20 September 2009

Dear John To Consciousness

This must be unique to humans.

I have occasioned to experience moments recently where I’m chugging along on a pattern of thoughts; of rational, inconsequential thoughts. And all of the sudden, a deluge of uncertainty, discombobulation and lightness. “Who am I? Is really the same body I inhabited as a child? Where are my thoughts coming from? How can any of this be?”

I suppose it’s a bit more natural for these moments to come at times of profound change. I hesitate to call what I am going through profound: its profundity is limited to a change of address and to the books I read, really. I still plop down in a chair for a few hours a week to be spoken to about something, plop into another chair to make sure I know from what context the something is emerging, and plop down into another chair in between these particular events to either eat, rest, or take in a few episodes of Star Trek which I’ve seen 40 times and yet never seem to age. So, I still sit quite a bit.

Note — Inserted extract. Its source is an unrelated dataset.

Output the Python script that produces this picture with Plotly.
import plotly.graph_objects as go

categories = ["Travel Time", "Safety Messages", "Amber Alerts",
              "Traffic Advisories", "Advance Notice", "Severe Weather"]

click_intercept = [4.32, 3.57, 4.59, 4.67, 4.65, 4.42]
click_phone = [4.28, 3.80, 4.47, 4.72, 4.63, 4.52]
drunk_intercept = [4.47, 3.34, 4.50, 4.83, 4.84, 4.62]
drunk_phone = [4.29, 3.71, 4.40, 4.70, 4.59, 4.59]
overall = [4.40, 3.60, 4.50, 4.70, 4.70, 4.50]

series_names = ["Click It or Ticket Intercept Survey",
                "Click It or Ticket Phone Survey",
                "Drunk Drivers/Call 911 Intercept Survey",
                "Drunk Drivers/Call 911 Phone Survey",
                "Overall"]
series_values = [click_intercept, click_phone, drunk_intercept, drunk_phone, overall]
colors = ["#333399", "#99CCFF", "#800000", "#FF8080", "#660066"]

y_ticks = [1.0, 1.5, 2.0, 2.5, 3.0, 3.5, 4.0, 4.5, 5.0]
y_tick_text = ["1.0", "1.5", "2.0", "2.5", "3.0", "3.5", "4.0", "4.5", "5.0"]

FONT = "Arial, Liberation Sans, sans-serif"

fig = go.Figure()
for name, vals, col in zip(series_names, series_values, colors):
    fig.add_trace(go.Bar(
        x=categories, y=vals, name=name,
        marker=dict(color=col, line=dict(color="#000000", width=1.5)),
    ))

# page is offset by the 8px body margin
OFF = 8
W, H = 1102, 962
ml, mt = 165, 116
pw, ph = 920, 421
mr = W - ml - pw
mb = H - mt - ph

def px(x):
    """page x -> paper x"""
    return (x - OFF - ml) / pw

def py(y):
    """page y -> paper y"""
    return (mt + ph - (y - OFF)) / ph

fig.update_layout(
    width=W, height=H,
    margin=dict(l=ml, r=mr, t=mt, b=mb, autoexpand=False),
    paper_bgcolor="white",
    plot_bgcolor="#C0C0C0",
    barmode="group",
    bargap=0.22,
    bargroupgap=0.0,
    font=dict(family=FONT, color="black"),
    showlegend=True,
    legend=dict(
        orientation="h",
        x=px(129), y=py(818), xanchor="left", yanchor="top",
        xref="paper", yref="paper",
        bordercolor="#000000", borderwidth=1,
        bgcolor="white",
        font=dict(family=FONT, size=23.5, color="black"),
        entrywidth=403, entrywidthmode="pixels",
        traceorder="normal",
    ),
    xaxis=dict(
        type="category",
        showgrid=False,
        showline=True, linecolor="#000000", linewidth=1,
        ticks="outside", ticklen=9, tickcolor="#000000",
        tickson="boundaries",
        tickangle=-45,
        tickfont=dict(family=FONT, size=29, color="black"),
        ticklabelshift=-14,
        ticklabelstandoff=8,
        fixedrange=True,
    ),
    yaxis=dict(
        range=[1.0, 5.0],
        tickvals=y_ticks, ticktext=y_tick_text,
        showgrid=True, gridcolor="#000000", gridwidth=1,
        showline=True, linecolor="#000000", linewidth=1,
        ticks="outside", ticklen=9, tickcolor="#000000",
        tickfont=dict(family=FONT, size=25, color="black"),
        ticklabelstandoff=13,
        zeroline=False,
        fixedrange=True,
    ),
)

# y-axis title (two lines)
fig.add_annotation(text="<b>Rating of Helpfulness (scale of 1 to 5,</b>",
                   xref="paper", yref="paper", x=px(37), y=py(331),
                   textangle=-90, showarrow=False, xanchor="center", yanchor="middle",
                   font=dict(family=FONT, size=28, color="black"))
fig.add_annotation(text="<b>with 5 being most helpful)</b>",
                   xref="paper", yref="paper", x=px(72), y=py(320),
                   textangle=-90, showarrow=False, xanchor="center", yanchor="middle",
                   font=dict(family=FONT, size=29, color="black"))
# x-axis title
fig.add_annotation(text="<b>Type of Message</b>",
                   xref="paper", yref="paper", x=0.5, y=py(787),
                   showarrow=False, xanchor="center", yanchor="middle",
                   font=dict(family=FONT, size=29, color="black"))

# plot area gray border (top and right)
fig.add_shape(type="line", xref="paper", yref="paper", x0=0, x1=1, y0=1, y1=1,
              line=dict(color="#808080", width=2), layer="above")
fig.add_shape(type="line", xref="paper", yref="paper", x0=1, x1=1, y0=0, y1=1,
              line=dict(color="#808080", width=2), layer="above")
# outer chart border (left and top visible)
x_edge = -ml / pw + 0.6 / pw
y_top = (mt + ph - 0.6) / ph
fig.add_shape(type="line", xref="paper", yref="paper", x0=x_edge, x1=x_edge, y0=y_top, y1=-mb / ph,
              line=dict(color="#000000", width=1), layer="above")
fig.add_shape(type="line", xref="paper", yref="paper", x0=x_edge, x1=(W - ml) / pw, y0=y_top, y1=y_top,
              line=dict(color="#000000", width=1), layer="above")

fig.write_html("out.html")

But the nature of my sitting, and what it represents I suppose, has undergone a rumbling, numbing sea change. Certain aspects of the knowledge I take in disturb me...not so much the knowledge itself, but how we get that knowledge. It’s all so much rearranging humans as figurines in some sort of dollhouse. You owed this man this duty, but you no longer do; you’re in the backyard. You engaged in this behavior which, though not at all morally or practically harmful, offends our sensibilities for some reason. Time out for you. 20 years from now, we may change our minds: but you are subject to our whims for now.

A perverse part of me wants to be the child doing all the rearranging; vetting and setting the rules would be such fun. I always liked the control of playing with action figures. Spiderman didn’t necessarily have to be Spiderman; I could rename him Erasmus and characterize him as a heavily tattooed postal worker. He could team up with Bucky O’Hare, Napoleon and Commander Dogstar and perhaps stage an invasion of some random Lego fortress, which was a competing private postal service. Or something. I think the law is sort of like this. At the end of the day, you’re either making shit up, or you’re scarfing up the shit people made up 3 days to 300 years ago.

This power, what it all means, it doesn’t usually hit me until I’ve had a moment or two to reflect on it. It’s impossible not to get lost in the verbosity and pretentiousness of it all, but ultimately, it’s quite a monopolistic system. So while my plopping may be the same (though the chairs here are generally provide a bit more lumbar support), it really is infinitely different. So maybe this does explain my disconnectedness from myself; I'm not familiar with this version of myself, the one that knows these things and lives this way, and my cranium's attempt to search the database for older matches has failed.

Ostriches don’t do this, I guarantee it.

07 September 2009

I'm In Love With Destruction

Chipped teeth, lacerated chin, cracked vertebra at a Taco Bell. Collapsing roofs, violent tractor accidents, exploding Audis, and the act of apathetically watching a man scream, flail around and drown..for half an hour.

Perhaps these are events that will fill up a screen in a new John Woo-directed film. Or some other director, I really don't care. I'm a doctor, not a film critic.

But what they truly are is the bizarre, immaculate, undeniably amusing events that have colored my law school reading thus far. If nothing else, case law has illuminated to me the seemingly endless possibilities of human incompetence, indifference and of a particularly profound brand of rancorous stupidity. It is at once depressing, exhilarating and exhausting.

I write this at my home, not at school, and these weeks have been such a whirlwind, such a wonderful shock to my functioning, that I find myself puzzled that any of it has happened at all. This high a volume of new people, new concepts, new surroundings, new lifestyles, new underwear...err....well, it all seems a little surreal right now. As if I've been simply a spectator while someone else performs in my place. But I have memories of it all, so I guess it must have been me.

I'm not used to any of this. And I am reveling in that. Perhaps I'll look back at such a blog entry 1 month, or even 2 weeks, from now and say, "You surely couldn't have been that happy!" But I was, and I am.